Track seven, “The Man with the Axe,” has a melancholy yet cozy sound. The idea is that an axe cuts down a tree, but you don’t have control over which way the tree falls. Many fans believe this is a parallel to Lorde’s personal love life. They theorize she knew her rumored boyfriend was a keeper when his “favorite record was the same” as her father’s.

“Dominoes” gives off a Hawaiian vibe by not having any harsh drums or booming vocals. There is a subtle sound of sirens in the background of the song. Lorde said the sound is produced by leaving the windows open in the studio while recording. The whole album is about embracing the environment and how the planet and people are changing. Sirens are a prime example of what is happening in our world today.

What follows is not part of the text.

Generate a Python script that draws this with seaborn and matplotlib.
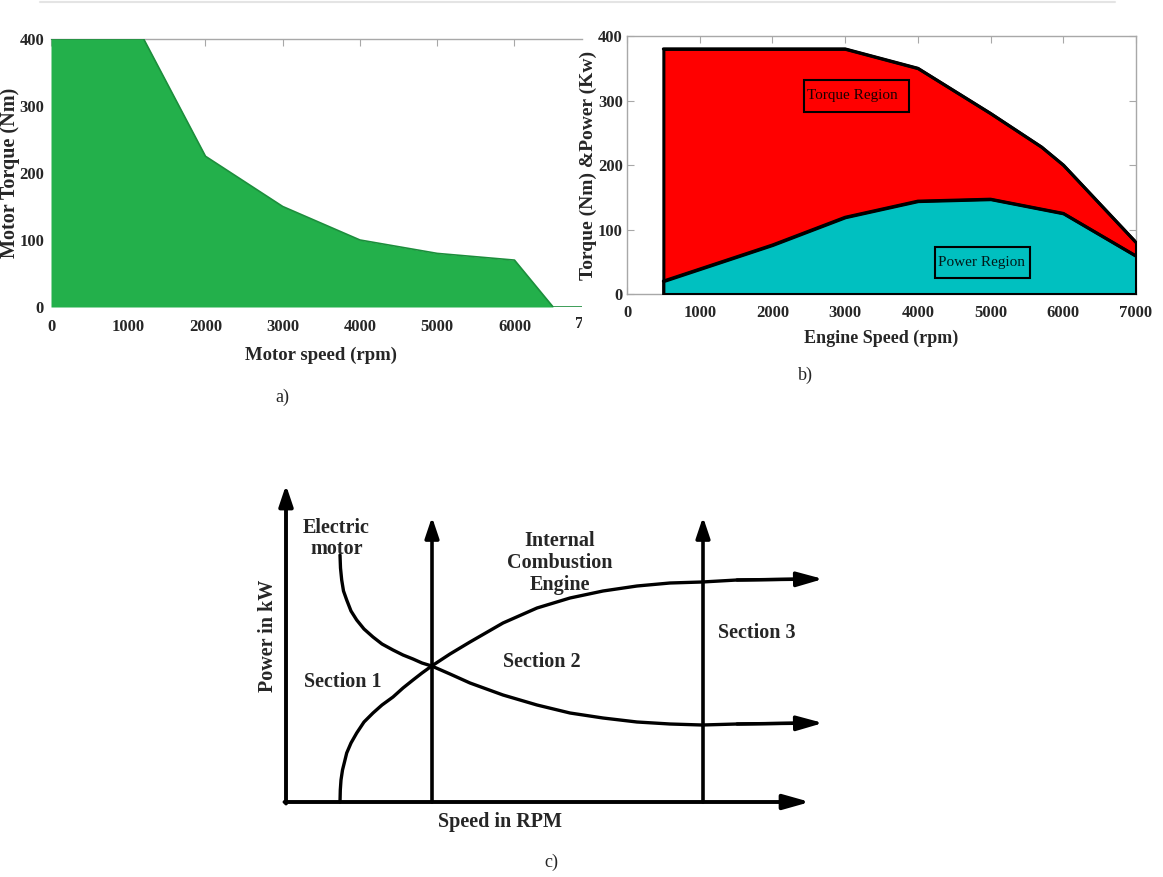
import matplotlib; matplotlib.use("Agg")
import matplotlib.pyplot as plt
import seaborn as sns
from matplotlib.lines import Line2D
from matplotlib.patches import Rectangle
from matplotlib.transforms import Bbox, TransformedBbox, blended_transform_factory

# ---------------- data ----------------
# a) electric motor torque envelope
MOTOR_RPM = [0, 1200, 2000, 3000, 4000, 5000, 6000, 6500, 7000]
MOTOR_TORQUE = [400, 400, 225, 150, 100, 80, 70, 0, 0]

# b) engine torque / power regions
TQ_RPM = [500, 3000, 4000, 5000, 5700, 6000, 7000]
TQ_NM = [380, 380, 350, 280, 228, 200, 80]
PW_RPM = [500, 2000, 3000, 4000, 5000, 6000, 7000]
PW_KW = [20, 76, 119, 144, 147, 125, 59]
RPM_TICKS = [0, 1000, 2000, 3000, 4000, 5000, 6000, 7000]
NM_TICKS = [0, 100, 200, 300, 400]

# c) schematic (arbitrary speed / power units)
EM_SPEED = [5.4, 5.45, 5.57, 5.75, 6.07, 6.5, 7.07, 7.8, 8.7, 9.6, 10.7, 11.7, 12.7,
            13.6, 14.57, 16.4, 18.4, 21.7, 25.1, 28.4, 31.7, 35.1, 38.4, 41.6, 45.1, 51.7]
EM_POWER = [24.7, 23.4, 22.2, 21.1, 20.2, 19.1, 18.2, 17.3, 16.5, 15.8, 15.2, 14.7, 14.3,
            13.9, 13.6, 12.8, 11.9, 10.7, 9.7, 8.9, 8.4, 8.0, 7.8, 7.7, 7.8, 7.9]
ICE_SPEED = [5.4, 5.43, 5.5, 5.65, 5.85, 6.07, 6.5, 7.07, 7.8, 8.7, 9.6, 10.7, 11.7, 12.7,
             13.6, 14.57, 16.4, 18.4, 21.7, 25.1, 28.4, 31.7, 35.1, 38.4, 41.6, 45.1, 51.7]
ICE_POWER = [0.0, 1.2, 2.2, 3.2, 4.0, 4.9, 5.9, 6.9, 8.0, 8.9, 9.7, 10.5, 11.4, 12.2,
             12.9, 13.6, 14.8, 16.0, 17.9, 19.4, 20.4, 21.1, 21.6, 21.9, 22.0, 22.2, 22.3]
CURVE_TIP = 53.7
SECTION_SPEEDS = [14.6, 41.7]
SECTION_TOP = 28.5
AXIS_TIP_X, AXIS_TIP_Y = 52.4, 31.7

GREEN, DKGREEN = '#23b04b', '#1c8e3c'
RED, CYAN = '#ff0000', '#00c0c0'
GRAY = '#a8a8a8'
TICK_FS = 12

sns.set_style("ticks")
plt.rcParams['font.family'] = ['Liberation Serif', 'DejaVu Serif']

W, H = 1163, 877
fig = plt.figure(figsize=(W / 100, H / 100), dpi=100)


def px_axes(x0, y0, x1, y1):
    return fig.add_axes([x0 / W, 1 - y1 / H, (x1 - x0) / W, (y1 - y0) / H])


fig.add_artist(Line2D([40 / W, 1115 / W], [1 - 2 / H, 1 - 2 / H], color='#e4e4e4', lw=1.5))

# ---------------- a) ----------------
# the source figure is cropped just before 7000 rpm
ax = px_axes(51, 39, 582, 307)
ax.fill_between(MOTOR_RPM, MOTOR_TORQUE, 0, color=GREEN, lw=0, zorder=3)
sns.lineplot(x=MOTOR_RPM, y=MOTOR_TORQUE, ax=ax, color=DKGREEN, lw=1.2,
             estimator=None, sort=False, zorder=4)
ax.set_xlim(0, 6874); ax.set_ylim(0, 400)
ax.set_xticks(RPM_TICKS[:-1]); ax.set_yticks(NM_TICKS)
for s in ['left', 'bottom', 'right']:
    ax.spines[s].set_visible(False)
ax.spines['top'].set_color(GRAY); ax.spines['top'].set_linewidth(1.0)
ax.tick_params(axis='x', bottom=False, top=True, direction='in', length=5, color=GRAY,
               pad=9, labelsize=TICK_FS)
ax.tick_params(axis='y', left=False, pad=1.5, labelsize=TICK_FS)
for lab in ax.get_xticklabels() + ax.get_yticklabels():
    lab.set_fontweight('bold')
clip = TransformedBbox(Bbox.from_extents(0, 0, 582 / W, 1), fig.transFigure)
cut = ax.text(RPM_TICKS[-1], -0.035, str(RPM_TICKS[-1]),
              transform=blended_transform_factory(ax.transData, ax.transAxes),
              ha='center', va='top', fontsize=TICK_FS, fontweight='bold', clip_on=True)
cut.set_clip_box(clip)
ax.set_xlabel('Motor speed (rpm)', fontsize=13.5, fontweight='bold')
ax.set_ylabel('Motor Torque (Nm)', fontsize=14.5, fontweight='bold')
ax.xaxis.set_label_coords(0.509, -0.148)
ax.yaxis.set_label_coords(-0.059, 0.5)

# ---------------- b) ----------------
bx = px_axes(627, 36, 1136, 294)
bx.fill_between(TQ_RPM, TQ_NM, 0, facecolor=RED, edgecolor='black', lw=2.2, zorder=3)
bx.fill_between(PW_RPM, PW_KW, 0, facecolor=CYAN, edgecolor='black', lw=2.2, zorder=4)
sns.lineplot(x=TQ_RPM, y=TQ_NM, ax=bx, color='black', lw=2.2, estimator=None, zorder=5)
sns.lineplot(x=PW_RPM, y=PW_KW, ax=bx, color='black', lw=2.2, estimator=None, zorder=5)
bx.set_xlim(0, 7000); bx.set_ylim(0, 400)
bx.set_xticks(RPM_TICKS); bx.set_yticks(NM_TICKS)
for s in bx.spines.values():
    s.set_color(GRAY); s.set_linewidth(1.0)
bx.tick_params(direction='in', length=5, color=GRAY, top=True, right=True, labelsize=TICK_FS)
bx.tick_params(axis='x', pad=8)
bx.tick_params(axis='y', pad=3)
for lab in bx.get_xticklabels() + bx.get_yticklabels():
    lab.set_fontweight('bold')
bx.set_xlabel('Engine Speed (rpm)', fontsize=13, fontweight='bold')
bx.set_ylabel('Torque (Nm) &Power (Kw)', fontsize=14, fontweight='bold')
bx.xaxis.set_label_coords(0.499, -0.14)
bx.yaxis.set_label_coords(-0.058, 0.5)
bx.add_patch(Rectangle((2434, 282), 3878 - 2434, 332 - 282, fill=False, ec='black', lw=1.5, zorder=6))
bx.text(2475, 307, 'Torque Region', fontsize=11, color='#1a0000', va='center', zorder=7)
bx.add_patch(Rectangle((4236, 25), 5542 - 4236, 73 - 25, fill=False, ec='black', lw=1.5, zorder=6))
bx.text(4277, 49, 'Power Region', fontsize=11, color='#001a1a', va='center', zorder=7)

# ---------------- c) ----------------
cx = px_axes(270, 470, 840, 810)
cx.set_xlim(-1.6, 55.4); cx.set_ylim(-0.8, 33.2)
cx.axis('off')
h_arrow = dict(arrowstyle='-|>,head_length=1.6,head_width=0.45', mutation_scale=10,
               color='black', shrinkA=0, shrinkB=0)
v_arrow = dict(arrowstyle='-|>,head_length=1.25,head_width=0.42', mutation_scale=10,
               color='black', shrinkA=0, shrinkB=0)
cx.annotate('', xy=(AXIS_TIP_X, 0), xytext=(-0.15, 0), arrowprops=dict(h_arrow, lw=2.8))
cx.annotate('', xy=(0, AXIS_TIP_Y), xytext=(0, -0.15), arrowprops=dict(v_arrow, lw=2.8))
for sx in SECTION_SPEEDS:
    cx.annotate('', xy=(sx, SECTION_TOP), xytext=(sx, 0), arrowprops=dict(v_arrow, lw=2.6))
sns.lineplot(x=EM_SPEED, y=EM_POWER, ax=cx, color='black', lw=2.4, estimator=None)
sns.lineplot(x=ICE_SPEED, y=ICE_POWER, ax=cx, color='black', lw=2.4, estimator=None)
cx.annotate('', xy=(CURVE_TIP, EM_POWER[-1]), xytext=(EM_SPEED[-2], EM_POWER[-2]),
            arrowprops=dict(h_arrow, lw=2.4))
cx.annotate('', xy=(CURVE_TIP, ICE_POWER[-1]), xytext=(ICE_SPEED[-2], ICE_POWER[-2]),
            arrowprops=dict(h_arrow, lw=2.4))
tk = dict(fontsize=14.5, fontweight='bold', ha='center', va='center')
cx.text(5.05, 26.35, 'Electric\nmotor', linespacing=1.1, **tk)
cx.text(27.4, 23.9, 'Internal\nCombustion\nEngine', linespacing=1.15, **tk)
cx.text(5.7, 12.0, 'Section 1', **tk)
cx.text(25.6, 14.0, 'Section 2', **tk)
cx.text(47.1, 16.9, 'Section 3', **tk)
cx.text(-1.8, 16.6, 'Power in kW', rotation=90, **tk)
cx.text(21.4, -2.0, 'Speed in RPM', **tk)

# captions
for x, y, t in [(282, 397, 'a)'), (805, 375, 'b)'), (551, 862, 'c)')]:
    fig.text(x / W, 1 - y / H, t, fontsize=13, ha='center', va='center')

fig.savefig('out.png', dpi=100)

“Big Star” is a tribute to Lorde’s dog, Pearl, who unfortunately passed away in 2019. She wrote it before she knew anything was wrong with him. She sings about life after Pearl and how hard it is to lose someone special, as she sings, “I’ll still watch you run through the winter light. I used to love the party, now I’m not alright.”

“Leader of the New Regime,” the shortest song on the album, is very spiritual and down-to-earth. The one minute and 33-second song takes place in the future, where a new leader is needed to “free the keepers of the burnt-out scene.” The future that Lorde is talking about is burning due to climate change and people are escaping in order to start over.

In the third single “Mood Ring,” Lorde sings from the point-of-view of a person who is down and does not know why, so they feed into popular wellness trends. “I keep looking at my mood ring. Tell me how I’m feeling.” It is significantly more upbeat than the other songs and is very catchy.

The closing song, “Oceanic Feeling,” is a homage to her birthplace, New Zealand. The longest song on the album takes various turns, from Lorde talking about the essence of the country and reminiscing on life there, to dreaming about being a mother and what her baby would be like. It is a very whimsical and beachy song.

Overall, “Solar Power” is packed with complex harmonies, satiric lyrics and a prevalent 1960s vibe to it. Lorde showed off how she is very in tune with the environment and her willingness to stray away from social media and celebrity culture. The songs have a recurring topic of poking fun at Hollywood influencers and trends.

Songs like “The Path” and “Solar Power” pick up later into the song. On the other hand, “Stoned at the Nail Salon” and “Big Star” were more emotional songs throughout that stood out.

Overall, this album shows off Lorde and Jack Antanoff’s amazing lyricism and producing skills. This album might not top her previous ones, but is just as breathtaking.

You can listen to the album on Spotify and Apple Music.